# [WHAT TO PRODUCE]
Skip the pictures. Set down, word for word, the lines from the start of the material up to and including the line with "const IDLE_VALUE = 0;".

<<<<

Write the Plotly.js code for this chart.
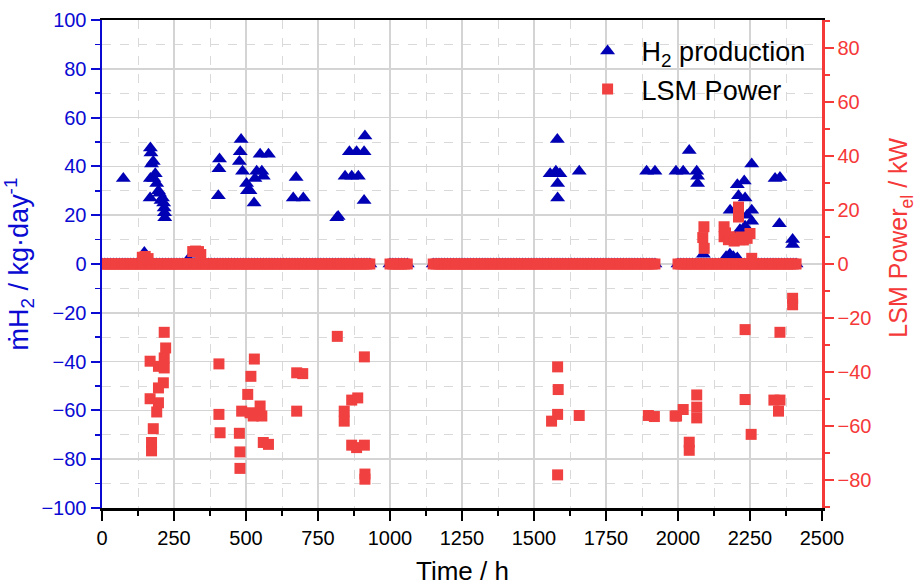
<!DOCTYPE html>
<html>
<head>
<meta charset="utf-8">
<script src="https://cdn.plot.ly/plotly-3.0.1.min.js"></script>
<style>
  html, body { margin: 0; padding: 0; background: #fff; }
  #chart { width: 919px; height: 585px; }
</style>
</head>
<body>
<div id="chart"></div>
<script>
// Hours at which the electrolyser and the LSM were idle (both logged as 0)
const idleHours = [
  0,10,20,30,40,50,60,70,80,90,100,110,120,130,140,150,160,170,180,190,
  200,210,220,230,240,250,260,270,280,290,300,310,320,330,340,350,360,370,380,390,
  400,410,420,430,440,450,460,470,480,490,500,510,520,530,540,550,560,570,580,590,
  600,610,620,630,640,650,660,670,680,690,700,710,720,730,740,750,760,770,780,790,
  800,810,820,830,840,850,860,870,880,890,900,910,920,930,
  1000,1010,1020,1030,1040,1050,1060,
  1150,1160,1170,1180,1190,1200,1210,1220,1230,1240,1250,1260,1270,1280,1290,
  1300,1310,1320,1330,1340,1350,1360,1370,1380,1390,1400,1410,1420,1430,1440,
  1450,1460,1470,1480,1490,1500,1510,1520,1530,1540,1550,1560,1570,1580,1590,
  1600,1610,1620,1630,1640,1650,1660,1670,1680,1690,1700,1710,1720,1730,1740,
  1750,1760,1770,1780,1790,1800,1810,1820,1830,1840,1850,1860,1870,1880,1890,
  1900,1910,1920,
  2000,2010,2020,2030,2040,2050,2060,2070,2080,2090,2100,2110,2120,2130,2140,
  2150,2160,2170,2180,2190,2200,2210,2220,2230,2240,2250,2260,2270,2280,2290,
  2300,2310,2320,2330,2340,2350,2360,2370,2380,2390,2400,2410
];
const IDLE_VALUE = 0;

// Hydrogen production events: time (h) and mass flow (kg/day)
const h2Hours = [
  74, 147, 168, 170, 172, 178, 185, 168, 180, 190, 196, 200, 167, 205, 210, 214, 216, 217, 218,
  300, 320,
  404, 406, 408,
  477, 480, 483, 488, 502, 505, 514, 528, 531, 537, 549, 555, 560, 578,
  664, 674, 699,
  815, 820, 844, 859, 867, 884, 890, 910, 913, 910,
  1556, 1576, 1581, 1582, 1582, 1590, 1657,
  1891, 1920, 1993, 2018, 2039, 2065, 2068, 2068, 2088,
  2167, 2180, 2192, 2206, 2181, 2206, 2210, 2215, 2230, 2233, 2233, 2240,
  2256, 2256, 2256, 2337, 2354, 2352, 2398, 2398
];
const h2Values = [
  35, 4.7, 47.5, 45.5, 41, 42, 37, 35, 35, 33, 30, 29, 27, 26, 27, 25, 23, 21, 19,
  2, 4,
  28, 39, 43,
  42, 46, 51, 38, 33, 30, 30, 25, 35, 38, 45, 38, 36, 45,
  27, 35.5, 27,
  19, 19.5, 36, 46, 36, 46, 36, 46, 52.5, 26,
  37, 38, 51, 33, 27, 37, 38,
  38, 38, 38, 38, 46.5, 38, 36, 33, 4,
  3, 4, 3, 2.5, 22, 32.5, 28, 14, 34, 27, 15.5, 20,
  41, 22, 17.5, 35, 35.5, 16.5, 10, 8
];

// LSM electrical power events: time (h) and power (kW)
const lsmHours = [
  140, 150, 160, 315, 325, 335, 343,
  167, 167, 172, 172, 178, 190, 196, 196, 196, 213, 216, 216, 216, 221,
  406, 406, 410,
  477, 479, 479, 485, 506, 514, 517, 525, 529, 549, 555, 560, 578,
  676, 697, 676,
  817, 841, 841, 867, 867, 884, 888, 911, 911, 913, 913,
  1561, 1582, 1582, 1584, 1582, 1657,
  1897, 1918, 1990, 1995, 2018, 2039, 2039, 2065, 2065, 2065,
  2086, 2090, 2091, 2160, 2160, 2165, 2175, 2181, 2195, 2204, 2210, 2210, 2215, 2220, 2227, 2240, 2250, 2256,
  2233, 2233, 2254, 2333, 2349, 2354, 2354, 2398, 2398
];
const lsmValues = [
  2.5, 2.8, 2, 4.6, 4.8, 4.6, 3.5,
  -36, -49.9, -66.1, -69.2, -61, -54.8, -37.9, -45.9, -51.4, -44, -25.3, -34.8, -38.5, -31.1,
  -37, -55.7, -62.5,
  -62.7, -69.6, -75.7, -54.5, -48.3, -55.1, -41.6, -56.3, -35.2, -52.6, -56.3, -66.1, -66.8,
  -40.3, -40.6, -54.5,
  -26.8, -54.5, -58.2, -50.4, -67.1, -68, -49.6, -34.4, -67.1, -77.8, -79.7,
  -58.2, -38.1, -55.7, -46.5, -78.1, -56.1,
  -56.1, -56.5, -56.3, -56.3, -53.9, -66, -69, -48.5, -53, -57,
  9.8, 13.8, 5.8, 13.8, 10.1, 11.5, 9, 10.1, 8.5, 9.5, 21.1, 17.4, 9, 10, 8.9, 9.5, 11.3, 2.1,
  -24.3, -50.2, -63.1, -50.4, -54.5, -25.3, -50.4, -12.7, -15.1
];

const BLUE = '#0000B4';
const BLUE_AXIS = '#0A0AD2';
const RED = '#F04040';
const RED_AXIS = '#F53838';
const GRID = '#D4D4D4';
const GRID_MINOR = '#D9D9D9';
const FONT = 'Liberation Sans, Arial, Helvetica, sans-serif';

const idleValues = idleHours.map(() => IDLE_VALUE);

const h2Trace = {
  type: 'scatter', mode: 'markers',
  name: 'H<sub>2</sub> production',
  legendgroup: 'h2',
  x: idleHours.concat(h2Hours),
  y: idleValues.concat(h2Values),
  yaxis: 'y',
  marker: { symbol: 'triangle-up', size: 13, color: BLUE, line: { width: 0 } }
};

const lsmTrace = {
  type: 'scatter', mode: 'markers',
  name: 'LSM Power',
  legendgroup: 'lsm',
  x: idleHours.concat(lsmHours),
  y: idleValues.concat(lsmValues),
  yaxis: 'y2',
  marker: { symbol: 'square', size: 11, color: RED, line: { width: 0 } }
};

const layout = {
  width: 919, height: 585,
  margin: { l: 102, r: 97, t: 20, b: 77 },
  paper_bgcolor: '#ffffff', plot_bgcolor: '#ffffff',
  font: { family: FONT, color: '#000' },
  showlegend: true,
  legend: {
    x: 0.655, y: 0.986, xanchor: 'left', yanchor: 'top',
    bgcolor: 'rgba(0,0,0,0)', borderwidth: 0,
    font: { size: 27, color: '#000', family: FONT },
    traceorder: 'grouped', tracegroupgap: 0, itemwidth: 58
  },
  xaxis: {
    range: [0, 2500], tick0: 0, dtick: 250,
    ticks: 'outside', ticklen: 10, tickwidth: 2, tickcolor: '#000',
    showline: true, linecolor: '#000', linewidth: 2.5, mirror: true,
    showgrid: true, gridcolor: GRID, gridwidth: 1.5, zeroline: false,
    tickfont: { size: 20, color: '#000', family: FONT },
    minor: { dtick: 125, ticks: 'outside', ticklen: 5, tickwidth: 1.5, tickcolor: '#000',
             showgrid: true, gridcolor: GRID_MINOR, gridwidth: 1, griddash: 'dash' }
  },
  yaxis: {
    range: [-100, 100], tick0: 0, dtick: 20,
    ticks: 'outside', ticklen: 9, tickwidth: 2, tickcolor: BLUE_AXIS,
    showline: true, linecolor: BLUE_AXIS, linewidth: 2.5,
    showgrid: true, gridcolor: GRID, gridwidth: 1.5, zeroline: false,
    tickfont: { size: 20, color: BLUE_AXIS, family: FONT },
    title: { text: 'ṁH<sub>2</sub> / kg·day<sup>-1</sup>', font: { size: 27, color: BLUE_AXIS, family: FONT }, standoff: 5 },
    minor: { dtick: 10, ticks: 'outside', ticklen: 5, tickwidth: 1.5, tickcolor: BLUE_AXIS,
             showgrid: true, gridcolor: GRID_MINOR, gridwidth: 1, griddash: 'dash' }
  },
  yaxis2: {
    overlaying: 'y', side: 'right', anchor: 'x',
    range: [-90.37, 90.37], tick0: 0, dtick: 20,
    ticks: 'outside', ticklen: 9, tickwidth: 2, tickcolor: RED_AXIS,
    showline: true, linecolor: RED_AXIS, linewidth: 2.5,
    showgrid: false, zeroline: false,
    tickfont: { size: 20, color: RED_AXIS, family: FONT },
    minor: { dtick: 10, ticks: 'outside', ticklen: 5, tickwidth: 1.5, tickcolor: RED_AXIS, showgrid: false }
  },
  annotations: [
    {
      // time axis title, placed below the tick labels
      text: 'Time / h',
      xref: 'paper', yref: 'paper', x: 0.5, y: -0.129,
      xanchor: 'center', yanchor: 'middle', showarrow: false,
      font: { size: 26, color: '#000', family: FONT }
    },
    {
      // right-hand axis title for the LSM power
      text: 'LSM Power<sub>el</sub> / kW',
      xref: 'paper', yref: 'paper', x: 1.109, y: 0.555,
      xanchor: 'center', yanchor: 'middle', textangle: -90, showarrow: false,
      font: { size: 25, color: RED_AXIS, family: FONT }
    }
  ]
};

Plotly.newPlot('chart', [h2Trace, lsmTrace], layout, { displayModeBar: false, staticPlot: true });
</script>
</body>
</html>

>>>>

# [WRITTEN SOLUTION]
Write the Plotly.js code for this chart.
<!DOCTYPE html>
<html>
<head>
<meta charset="utf-8">
<script src="https://cdn.plot.ly/plotly-3.0.1.min.js"></script>
<style>
  html, body { margin: 0; padding: 0; background: #fff; }
  #chart { width: 919px; height: 585px; }
</style>
</head>
<body>
<div id="chart"></div>
<script>
// Hours at which the electrolyser and the LSM were idle (both logged as 0)
const idleHours = [
  0,10,20,30,40,50,60,70,80,90,100,110,120,130,140,150,160,170,180,190,
  200,210,220,230,240,250,260,270,280,290,300,310,320,330,340,350,360,370,380,390,
  400,410,420,430,440,450,460,470,480,490,500,510,520,530,540,550,560,570,580,590,
  600,610,620,630,640,650,660,670,680,690,700,710,720,730,740,750,760,770,780,790,
  800,810,820,830,840,850,860,870,880,890,900,910,920,930,
  1000,1010,1020,1030,1040,1050,1060,
  1150,1160,1170,1180,1190,1200,1210,1220,1230,1240,1250,1260,1270,1280,1290,
  1300,1310,1320,1330,1340,1350,1360,1370,1380,1390,1400,1410,1420,1430,1440,
  1450,1460,1470,1480,1490,1500,1510,1520,1530,1540,1550,1560,1570,1580,1590,
  1600,1610,1620,1630,1640,1650,1660,1670,1680,1690,1700,1710,1720,1730,1740,
  1750,1760,1770,1780,1790,1800,1810,1820,1830,1840,1850,1860,1870,1880,1890,
  1900,1910,1920,
  2000,2010,2020,2030,2040,2050,2060,2070,2080,2090,2100,2110,2120,2130,2140,
  2150,2160,2170,2180,2190,2200,2210,2220,2230,2240,2250,2260,2270,2280,2290,
  2300,2310,2320,2330,2340,2350,2360,2370,2380,2390,2400,2410
];
const IDLE_VALUE = 0;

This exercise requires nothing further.